Task prompt -
Give back the full listing, character for character, with no pictures.
━━ Information shown
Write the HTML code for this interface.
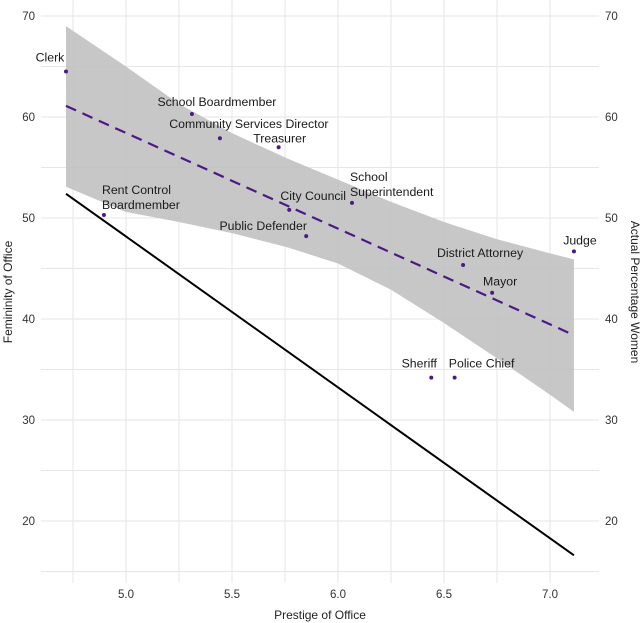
<!DOCTYPE html>
<html><head><meta charset="utf-8"><style>
html,body{margin:0;padding:0;background:#fff;}
svg{display:block;font-family:"Liberation Sans",Arial,sans-serif;}
</style></head><body>
<svg id="chart" width="642" height="623" viewBox="0 0 642 623" xmlns="http://www.w3.org/2000/svg">
<g id="grid"></g>
<g id="ribbon"></g>
<g id="lines"></g>
<g id="points"></g>
<g id="labels"></g>
<g id="axes"></g>
<text x="320" y="619" text-anchor="middle" font-size="12" fill="#222">Prestige of Office</text>
<text transform="translate(12,292) rotate(-90)" text-anchor="middle" font-size="12" fill="#222">Femininity of Office</text>
<text transform="translate(631,292) rotate(90)" text-anchor="middle" font-size="12" fill="#222">Actual Percentage Women</text>
</svg>
<script>
const offices = ["Clerk","School Boardmember","Community Services Director","Treasurer","Rent Control\nBoardmember","City Council","Public Defender","School\nSuperintendent","District Attorney","Mayor","Judge","Sheriff","Police Chief"];
const prestige = [4.717,5.311,5.443,5.72,4.896,5.77,5.85,6.066,6.59,6.727,7.113,6.44,6.55];
const femininity = [64.5,60.3,57.9,57.0,50.3,50.8,48.2,51.5,45.35,42.6,46.7,34.2,34.2];
const xTicks = [5.0,5.5,6.0,6.5,7.0];
const yTicks = [20,30,40,50,60,70];
const fitStart = [4.717,61.1];
const fitEnd = [7.113,38.4];
const bandX = [4.717,5.0,5.25,5.5,5.76,6.0,6.25,6.5,6.75,7.0,7.113];
const bandUpper = [69.0,65.0,61.3,58.4,55.9,53.8,51.6,49.6,47.9,46.5,45.9];
const bandLower = [53.1,50.6,49.6,48.5,47.1,45.5,42.9,39.6,36.1,32.5,30.8];
const actualStart = [4.717,52.4];
const actualEnd = [7.113,16.6];

const NS="http://www.w3.org/2000/svg";
const X0=41,X1=599,Y0=0,Y1=583;
const xs=v=>338+(v-6)*212;
const ys=v=>16+(70-v)*10.1;
function mk(tag,attrs,parent){const e=document.createElementNS(NS,tag);for(const k in attrs)e.setAttribute(k,attrs[k]);parent.appendChild(e);return e;}

const grid=document.getElementById('grid');
for(let v=4.75;v<=7.25;v+=0.25){const x=xs(v);if(x<X0||x>X1)continue;
 const l=mk('line',{x1:x,x2:x,y1:Y0,y2:Y1,stroke:'#e6e6e6','stroke-width':1.1},grid);
 
 }
for(let v=15;v<=70;v+=5){const y=ys(v);
 const l=mk('line',{x1:X0,x2:X1,y1:y,y2:y,stroke:'#e6e6e6','stroke-width':1.1},grid);
 
 }

const rib=document.getElementById('ribbon');
let d='';
bandX.forEach((v,i)=>{d+=(i?'L':'M')+xs(v)+','+ys(bandUpper[i]);});
for(let i=bandX.length-1;i>=0;i--)d+='L'+xs(bandX[i])+','+ys(bandLower[i]);
const band=mk('path',{d:d+'Z',fill:'#bdbdbd','fill-opacity':0.85},rib);



const lines=document.getElementById('lines');
const act=mk('line',{x1:xs(actualStart[0]),y1:ys(actualStart[1]),x2:xs(actualEnd[0]),y2:ys(actualEnd[1]),stroke:'#000','stroke-width':2},lines);


const fit=mk('line',{x1:xs(fitStart[0]),y1:ys(fitStart[1]),x2:xs(fitEnd[0]),y2:ys(fitEnd[1]),stroke:'#4b1a86','stroke-width':2.2,'stroke-dasharray':'11,7'},lines);



const pts=document.getElementById('points'),lab=document.getElementById('labels');
const labelDx=[-16,25,29,1,-2,24,-43,-2,17,8,6,-12,27];
const labelDy=[-14,-12,-14,-9,-25,-14,-10,-26,-12,-11,-11,-14,-14];
const labelAnchor=['middle','middle','middle','middle','start','middle','middle','start','middle','middle','middle','middle','middle'];
offices.forEach((name,i)=>{
 const cx=xs(prestige[i]),cy=ys(femininity[i]);
 const c=mk('circle',{cx:cx,cy:cy,r:2,fill:'#4b1a86'},pts);
 
 
 const parts=name.split('\n');
 parts.forEach((p,j)=>{
  const t=mk('text',{x:cx+labelDx[i],y:cy+labelDy[i]+4+j*15,'text-anchor':labelAnchor[i],'font-size':12.3,fill:'#1a1a1a'},lab);
  t.textContent=p;
  
  
 });
});

const axes=document.getElementById('axes');
xTicks.forEach(v=>{const t=mk('text',{x:xs(v),y:598,'text-anchor':'middle','font-size':11.5,fill:'#333'},axes);
 t.textContent=v.toFixed(1);
 
 });
yTicks.forEach(v=>{const y=ys(v)+4;
 const a=mk('text',{x:35,y:y,'text-anchor':'end','font-size':11.5,fill:'#333'},axes);
 a.textContent=v;
 
 
 const b=mk('text',{x:605,y:y,'text-anchor':'start','font-size':11.5,fill:'#333'},axes);
 b.textContent=v;
 
 });
</script>
</body></html>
━━━━
Exercise solution -
Write the HTML code for this interface.
<!DOCTYPE html>
<html><head><meta charset="utf-8"><style>
html,body{margin:0;padding:0;background:#fff;}
svg{display:block;font-family:"Liberation Sans",Arial,sans-serif;}
</style></head><body>
<svg id="chart" width="642" height="623" viewBox="0 0 642 623" xmlns="http://www.w3.org/2000/svg">
<g id="grid"></g>
<g id="ribbon"></g>
<g id="lines"></g>
<g id="points"></g>
<g id="labels"></g>
<g id="axes"></g>
<text x="320" y="619" text-anchor="middle" font-size="12" fill="#222">Prestige of Office</text>
<text transform="translate(12,292) rotate(-90)" text-anchor="middle" font-size="12" fill="#222">Femininity of Office</text>
<text transform="translate(631,292) rotate(90)" text-anchor="middle" font-size="12" fill="#222">Actual Percentage Women</text>
</svg>
<script>
const offices = ["Clerk","School Boardmember","Community Services Director","Treasurer","Rent Control\nBoardmember","City Council","Public Defender","School\nSuperintendent","District Attorney","Mayor","Judge","Sheriff","Police Chief"];
const prestige = [4.717,5.311,5.443,5.72,4.896,5.77,5.85,6.066,6.59,6.727,7.113,6.44,6.55];
const femininity = [64.5,60.3,57.9,57.0,50.3,50.8,48.2,51.5,45.35,42.6,46.7,34.2,34.2];
const xTicks = [5.0,5.5,6.0,6.5,7.0];
const yTicks = [20,30,40,50,60,70];
const fitStart = [4.717,61.1];
const fitEnd = [7.113,38.4];
const bandX = [4.717,5.0,5.25,5.5,5.76,6.0,6.25,6.5,6.75,7.0,7.113];
const bandUpper = [69.0,65.0,61.3,58.4,55.9,53.8,51.6,49.6,47.9,46.5,45.9];
const bandLower = [53.1,50.6,49.6,48.5,47.1,45.5,42.9,39.6,36.1,32.5,30.8];
const actualStart = [4.717,52.4];
const actualEnd = [7.113,16.6];

const NS="http://www.w3.org/2000/svg";
const X0=41,X1=599,Y0=0,Y1=583;
const xs=v=>338+(v-6)*212;
const ys=v=>16+(70-v)*10.1;
function mk(tag,attrs,parent){const e=document.createElementNS(NS,tag);for(const k in attrs)e.setAttribute(k,attrs[k]);parent.appendChild(e);return e;}

const grid=document.getElementById('grid');
for(let v=4.75;v<=7.25;v+=0.25){const x=xs(v);if(x<X0||x>X1)continue;
 const l=mk('line',{x1:x,x2:x,y1:Y0,y2:Y1,stroke:'#e6e6e6','stroke-width':1.1},grid);
 
 }
for(let v=15;v<=70;v+=5){const y=ys(v);
 const l=mk('line',{x1:X0,x2:X1,y1:y,y2:y,stroke:'#e6e6e6','stroke-width':1.1},grid);
 
 }

const rib=document.getElementById('ribbon');
let d='';
bandX.forEach((v,i)=>{d+=(i?'L':'M')+xs(v)+','+ys(bandUpper[i]);});
for(let i=bandX.length-1;i>=0;i--)d+='L'+xs(bandX[i])+','+ys(bandLower[i]);
const band=mk('path',{d:d+'Z',fill:'#bdbdbd','fill-opacity':0.85},rib);



const lines=document.getElementById('lines');
const act=mk('line',{x1:xs(actualStart[0]),y1:ys(actualStart[1]),x2:xs(actualEnd[0]),y2:ys(actualEnd[1]),stroke:'#000','stroke-width':2},lines);


const fit=mk('line',{x1:xs(fitStart[0]),y1:ys(fitStart[1]),x2:xs(fitEnd[0]),y2:ys(fitEnd[1]),stroke:'#4b1a86','stroke-width':2.2,'stroke-dasharray':'11,7'},lines);



const pts=document.getElementById('points'),lab=document.getElementById('labels');
const labelDx=[-16,25,29,1,-2,24,-43,-2,17,8,6,-12,27];
const labelDy=[-14,-12,-14,-9,-25,-14,-10,-26,-12,-11,-11,-14,-14];
const labelAnchor=['middle','middle','middle','middle','start','middle','middle','start','middle','middle','middle','middle','middle'];
offices.forEach((name,i)=>{
 const cx=xs(prestige[i]),cy=ys(femininity[i]);
 const c=mk('circle',{cx:cx,cy:cy,r:2,fill:'#4b1a86'},pts);
 
 
 const parts=name.split('\n');
 parts.forEach((p,j)=>{
  const t=mk('text',{x:cx+labelDx[i],y:cy+labelDy[i]+4+j*15,'text-anchor':labelAnchor[i],'font-size':12.3,fill:'#1a1a1a'},lab);
  t.textContent=p;
  
  
 });
});

const axes=document.getElementById('axes');
xTicks.forEach(v=>{const t=mk('text',{x:xs(v),y:598,'text-anchor':'middle','font-size':11.5,fill:'#333'},axes);
 t.textContent=v.toFixed(1);
 
 });
yTicks.forEach(v=>{const y=ys(v)+4;
 const a=mk('text',{x:35,y:y,'text-anchor':'end','font-size':11.5,fill:'#333'},axes);
 a.textContent=v;
 
 
 const b=mk('text',{x:605,y:y,'text-anchor':'start','font-size':11.5,fill:'#333'},axes);
 b.textContent=v;
 
 });
</script>
</body></html>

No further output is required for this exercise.